━━━ Extracted records ━━━

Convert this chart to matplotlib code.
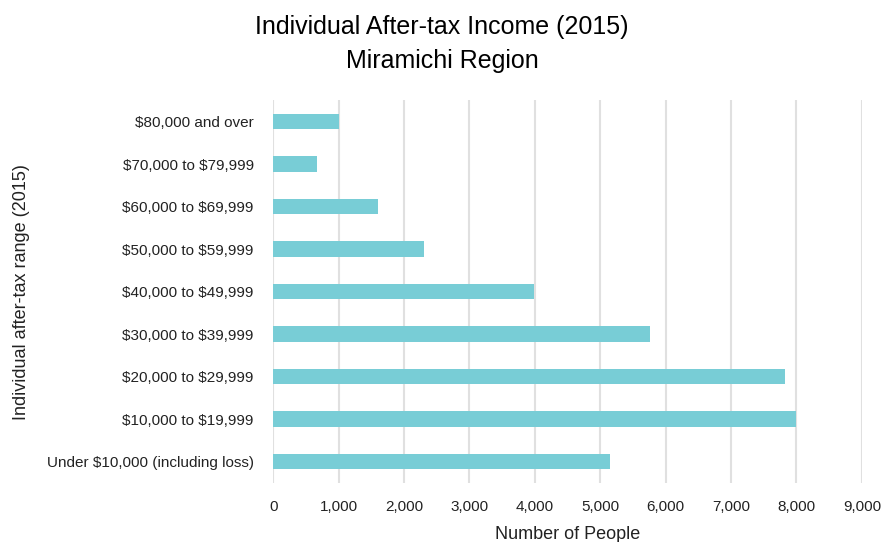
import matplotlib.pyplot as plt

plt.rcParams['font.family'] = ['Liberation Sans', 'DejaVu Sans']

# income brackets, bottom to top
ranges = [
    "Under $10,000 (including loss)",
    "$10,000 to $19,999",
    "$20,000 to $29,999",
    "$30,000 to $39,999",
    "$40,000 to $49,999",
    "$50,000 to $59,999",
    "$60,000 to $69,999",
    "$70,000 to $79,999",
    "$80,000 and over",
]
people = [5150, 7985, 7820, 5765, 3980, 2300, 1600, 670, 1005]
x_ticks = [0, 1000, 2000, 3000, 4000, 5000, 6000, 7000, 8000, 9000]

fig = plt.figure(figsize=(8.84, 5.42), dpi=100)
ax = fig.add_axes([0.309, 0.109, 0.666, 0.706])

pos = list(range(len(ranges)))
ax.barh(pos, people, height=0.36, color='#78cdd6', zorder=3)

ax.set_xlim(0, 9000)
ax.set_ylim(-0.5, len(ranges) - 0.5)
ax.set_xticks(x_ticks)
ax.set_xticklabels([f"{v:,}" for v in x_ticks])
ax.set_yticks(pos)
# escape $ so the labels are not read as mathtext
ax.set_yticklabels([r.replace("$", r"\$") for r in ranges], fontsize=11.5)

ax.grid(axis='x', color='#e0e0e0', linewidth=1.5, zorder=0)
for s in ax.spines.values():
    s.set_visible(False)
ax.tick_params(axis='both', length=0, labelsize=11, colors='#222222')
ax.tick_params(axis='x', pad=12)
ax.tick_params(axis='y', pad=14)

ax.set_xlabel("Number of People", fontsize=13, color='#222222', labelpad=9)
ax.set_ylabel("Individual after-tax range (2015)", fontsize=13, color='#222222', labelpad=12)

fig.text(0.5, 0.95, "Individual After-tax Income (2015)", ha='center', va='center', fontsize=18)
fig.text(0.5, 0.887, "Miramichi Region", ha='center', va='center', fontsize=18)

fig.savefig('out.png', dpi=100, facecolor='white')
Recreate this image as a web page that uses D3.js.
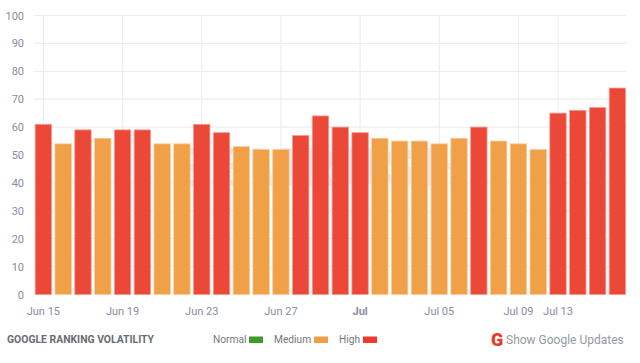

━━━

Restate each entry word for word, leaving out any pictures.

Convert this chart to matplotlib code.
import matplotlib.pyplot as plt

plt.rcParams['font.family'] = ['Liberation Sans', 'DejaVu Sans']

# income brackets, bottom to top
ranges = [
    "Under $10,000 (including loss)",
    "$10,000 to $19,999",
    "$20,000 to $29,999",
    "$30,000 to $39,999",
    "$40,000 to $49,999",
    "$50,000 to $59,999",
    "$60,000 to $69,999",
    "$70,000 to $79,999",
    "$80,000 and over",
]
people = [5150, 7985, 7820, 5765, 3980, 2300, 1600, 670, 1005]
x_ticks = [0, 1000, 2000, 3000, 4000, 5000, 6000, 7000, 8000, 9000]

fig = plt.figure(figsize=(8.84, 5.42), dpi=100)
ax = fig.add_axes([0.309, 0.109, 0.666, 0.706])

pos = list(range(len(ranges)))
ax.barh(pos, people, height=0.36, color='#78cdd6', zorder=3)

ax.set_xlim(0, 9000)
ax.set_ylim(-0.5, len(ranges) - 0.5)
ax.set_xticks(x_ticks)
ax.set_xticklabels([f"{v:,}" for v in x_ticks])
ax.set_yticks(pos)
# escape $ so the labels are not read as mathtext
ax.set_yticklabels([r.replace("$", r"\$") for r in ranges], fontsize=11.5)

ax.grid(axis='x', color='#e0e0e0', linewidth=1.5, zorder=0)
for s in ax.spines.values():
    s.set_visible(False)
ax.tick_params(axis='both', length=0, labelsize=11, colors='#222222')
ax.tick_params(axis='x', pad=12)
ax.tick_params(axis='y', pad=14)

ax.set_xlabel("Number of People", fontsize=13, color='#222222', labelpad=9)
ax.set_ylabel("Individual after-tax range (2015)", fontsize=13, color='#222222', labelpad=12)

fig.text(0.5, 0.95, "Individual After-tax Income (2015)", ha='center', va='center', fontsize=18)
fig.text(0.5, 0.887, "Miramichi Region", ha='center', va='center', fontsize=18)

fig.savefig('out.png', dpi=100, facecolor='white')
Recreate this image as a web page that uses D3.js.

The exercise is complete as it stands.